Last week’s newsletter of April 17th discussed a series of questions sent to applicants who filed for special construction of lit, dark, or self-provisioned fiber. Our concerns remain. USAC, presumably at the direction of the FCC, is stating that the questions being asked are consistent with both the FCC’s 2nd E-rate Modernization Order and USAC training/outreach. USAC’s outreach template focuses on the statement, “E-rate funding is only available for eligible schools, libraries and consortia made up of eligible schools and libraries, to purchase eligible services that will be used for an eligible educational purpose.”
USAC is seeking to discover all entities that may utilize the fiber. However, USAC appears to be conflating issues as it relates to special construction. The answer to this question is drastically different when comparing self-provisioned fiber to leased lit or leased dark fiber. Applicants seeking self-provisioned fiber will likely be able to answer this question easily. As the owner of the fiber, the applicant is in full control over who is or is not receiving the benefit of the fiber being installed.
On the other hand, for leased lit fiber or leased dark fiber, the service provider retains ownership of the infrastructure. Applicants do not know, nor care, who the service provider may or may not serve if they add non E-rate funded connections off of a fiber run (laterals). Applicants have been able to seek one-time charges for special construction (prior to the coining of the term special construction) since the beginning of the program. Clarification has been requested to determine if USAC is requiring cost-allocations limited to just the excess strands and any costs for the connections for laterals or if USAC is expecting a pro-rata cost-allocation for the special construction charges themselves. In 1999, the FCC officially recognized that service providers include facility costs in their rates to customers as part of their business practice which the FCC deemed acceptable. The FCC Order DA 99-216 commonly called the “Tennessee Order” cites:
“We recognize that all service providers include within their prices to customers some amount of the cost of building facilities to provide the service. Indeed, by way of analogy, we have allowed common carriers to include within their rates to customers, some amount of the cost of the facilities used to provide such services to customers. Similarly, we would expect ENA to include at least some portion of the cost of the facilities used to provide Internet access service in its rates to Tennessee. Therefore, because we expect Internet access service providers to include some portion of the cost of facilities used to provide Internet access service within the charges for providing Internet access service, and because our rules do not otherwise specifically prohibit support to Internet access service as provided by ENA (as explained below), we cannot, at this time, find that the costs of the underlying facilities to be built by ENA to provide Internet access service to Tennessee should be excluded from ENA's charges for providing Internet access service.”

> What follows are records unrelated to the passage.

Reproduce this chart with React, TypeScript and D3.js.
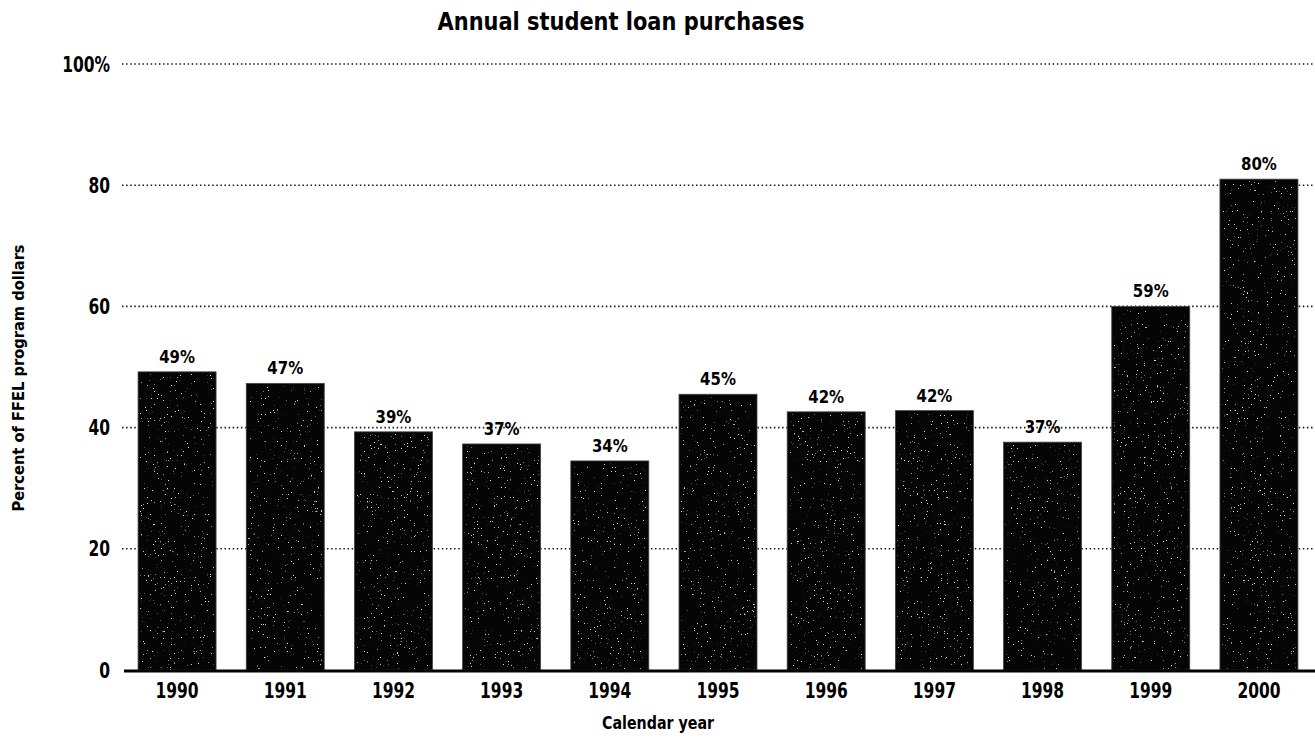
import React, { useEffect, useRef } from "react";
import * as d3 from "d3";

const years = ["1990", "1991", "1992", "1993", "1994", "1995", "1996", "1997", "1998", "1999", "2000"];
const shares = [49.2, 47.3, 39.3, 37.3, 34.5, 45.5, 42.6, 42.8, 37.6, 60, 81];
const shareLabels = ["49%", "47%", "39%", "37%", "34%", "45%", "42%", "42%", "37%", "59%", "80%"];
const yTicks = [0, 20, 40, 60, 80, 100];

const FONT = "'Liberation Sans Narrow', 'DejaVu Sans Condensed', 'Arial Narrow', sans-serif";

const App = () => {
  const ref = useRef(null);
  const width = 1315;
  const height = 739;

  useEffect(() => {
    const svg = d3.select(ref.current);
    svg.selectAll("*").remove();
    svg.attr("width", width).attr("height", height);

    const x = d3.scaleBand().domain(years).range([124, 1312]).paddingInner(0.279).paddingOuter(0.13);
    const y = d3.scaleLinear().domain([0, 100]).range([670, 64]);

    // speckle texture, the original is a scanned print
    const defs = svg.append("defs");
    const f = defs.append("filter").attr("id", "speckle").attr("x", 0).attr("y", 0).attr("width", 1).attr("height", 1);
    f.append("feTurbulence").attr("type", "fractalNoise").attr("baseFrequency", 0.7).attr("numOctaves", 2).attr("seed", 3).attr("result", "noise");
    f.append("feColorMatrix")
      .attr("in", "noise")
      .attr("type", "matrix")
      .attr("values", "0 0 0 0 1  0 0 0 0 1  0 0 0 0 1  16 0 0 0 -11.6")
      .attr("result", "dots");
    f.append("feComposite").attr("in", "dots").attr("in2", "SourceGraphic").attr("operator", "in");

    // condensed text: DejaVu is wider than the original face, squeeze it a bit
    const label = (g, px, py, txt, size, anchor, sx = 0.86) =>
      g.append("text")
        .attr("transform", `translate(${px},${py}) scale(${sx},1)`)
        .attr("text-anchor", anchor)
        .style("font-family", FONT)
        .style("font-weight", "bold")
        .style("font-size", size + "px")
        .text(txt);

    label(svg, 621, 30, "Annual student loan purchases", 24, "middle", 0.97);

    // gridlines (dotted)
    svg.append("g")
      .selectAll("line")
      .data(yTicks.filter((d) => d > 0))
      .enter()
      .append("line")
      .attr("x1", 122)
      .attr("x2", width)
      .attr("y1", (d) => y(d))
      .attr("y2", (d) => y(d))
      .attr("stroke", "#1a1a1a")
      .attr("stroke-width", 1.6)
      .attr("stroke-dasharray", "1.5,2.6");

    const yLab = svg.append("g");
    yTicks.forEach((d) => label(yLab, 110, y(d) + 7.5, d === 100 ? "100%" : String(d), 20.5, "end", 0.84));

    // bars
    const bars = svg.append("g");
    bars.selectAll("rect.bar")
      .data(shares)
      .enter()
      .append("rect")
      .attr("class", "bar")
      .attr("x", (d, i) => x(years[i]))
      .attr("y", (d) => y(d))
      .attr("width", x.bandwidth())
      .attr("height", (d) => y(0) - y(d))
      .attr("fill", "#050505")
      .attr("stroke", "#444")
      .attr("stroke-width", 0.8);

    bars.selectAll("rect.tex")
      .data(shares)
      .enter()
      .append("rect")
      .attr("class", "tex")
      .attr("x", (d, i) => x(years[i]) + 2)
      .attr("y", (d) => y(d) + 2)
      .attr("width", x.bandwidth() - 4)
      .attr("height", (d) => y(0) - y(d) - 2)
      .attr("fill", "#fff")
      .attr("opacity", 0.85)
      .attr("filter", "url(#speckle)");

    const vLab = svg.append("g");
    shares.forEach((d, i) => label(vLab, x(years[i]) + x.bandwidth() / 2, y(d) - 9, shareLabels[i], 18.5, "middle", 0.9));

    // baseline
    svg.append("line")
      .attr("x1", 124)
      .attr("x2", width)
      .attr("y1", y(0) + 1)
      .attr("y2", y(0) + 1)
      .attr("stroke", "#000")
      .attr("stroke-width", 3);

    const xLab = svg.append("g");
    years.forEach((d) => label(xLab, x(d) + x.bandwidth() / 2, 698, d, 20.5, "middle", 0.84));

    label(svg, 658, 729, "Calendar year", 18, "middle", 0.88);

    svg.append("text")
      .attr("transform", "translate(24,378) rotate(-90)")
      .attr("text-anchor", "middle")
      .style("font-family", FONT)
      .style("font-weight", "bold")
      .style("font-size", "16.3px")
      .text("Percent of FFEL program dollars");
  }, []);

  return (
    <div style={{ position: "absolute", left: 0, top: 0 }}>
      <svg ref={ref}></svg>
    </div>
  );
};

export default App;
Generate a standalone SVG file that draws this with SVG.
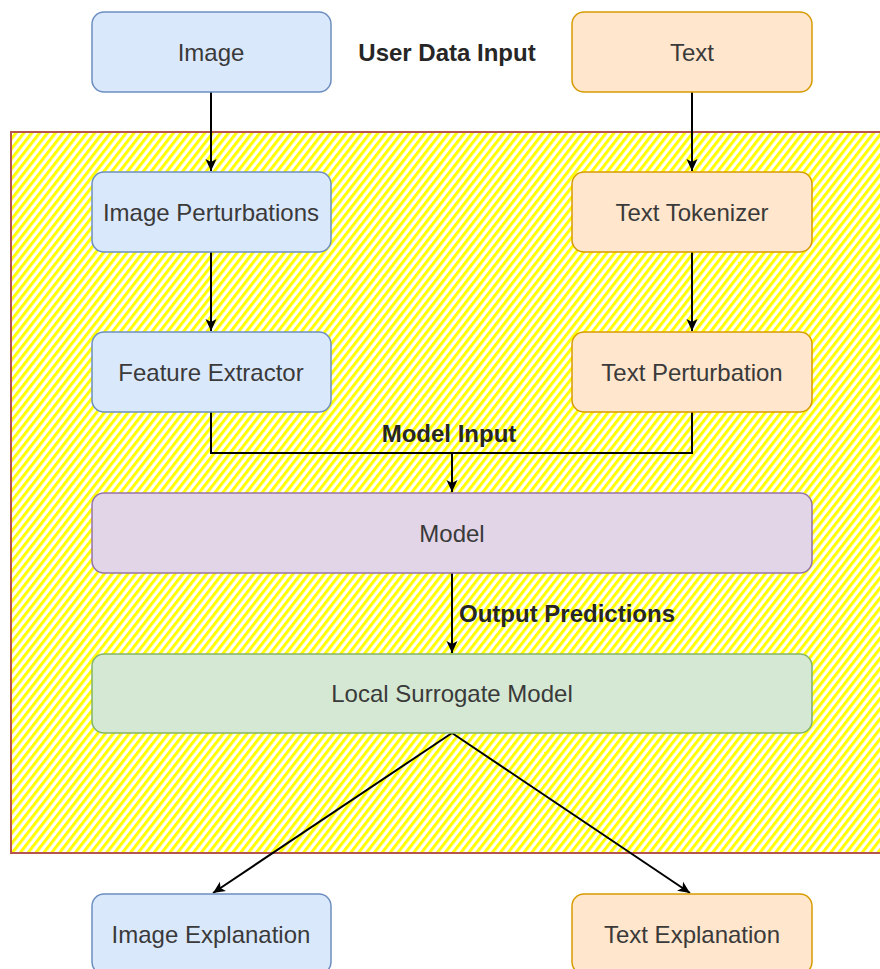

Requiring applicants to itemize potential vendor customers is a major change in policy. Applicants have little to no control over facilities that they do not own, even if they are paying installation/special construction costs. USAC’s outreach template states these additional questions are asked to help the reviewers understand applicant’s specific situation, however the tone and content of the questions foreshadow at a minimum cost allocations of not just the fibers but also of the special construction.
Additionally, USAC appears to be seeking the cost of any fibers not lit in the funding year in which special construction was requested. As a frame of reference, the typical applicant is likely to only light one or two pair of fiber strands to serve their needs but will often install the industry standard of 12-strands. It is more challenging and in some cases more expensive for applicants to procure 2-strand fiber because 2-strand fiber generally requires custom production since requests for 2-strand fiber deviates from the industry’s norm. USAC previously gave unofficial guidance that because 12 strands of fiber are less expensive than two strands of fiber that no cost allocation is necessary since the most cost-effective solution was chosen. This latest inquiry sent seems to indicate otherwise.
Vested stakeholders appear to share the same concern especially with USAC’s current implementation of issuing these questions. While stakeholders may not like the new rules going forward, applying new rules and/or procedures retroactively is troublesome. It is especially problematical when applied to projects USAC has previously approved.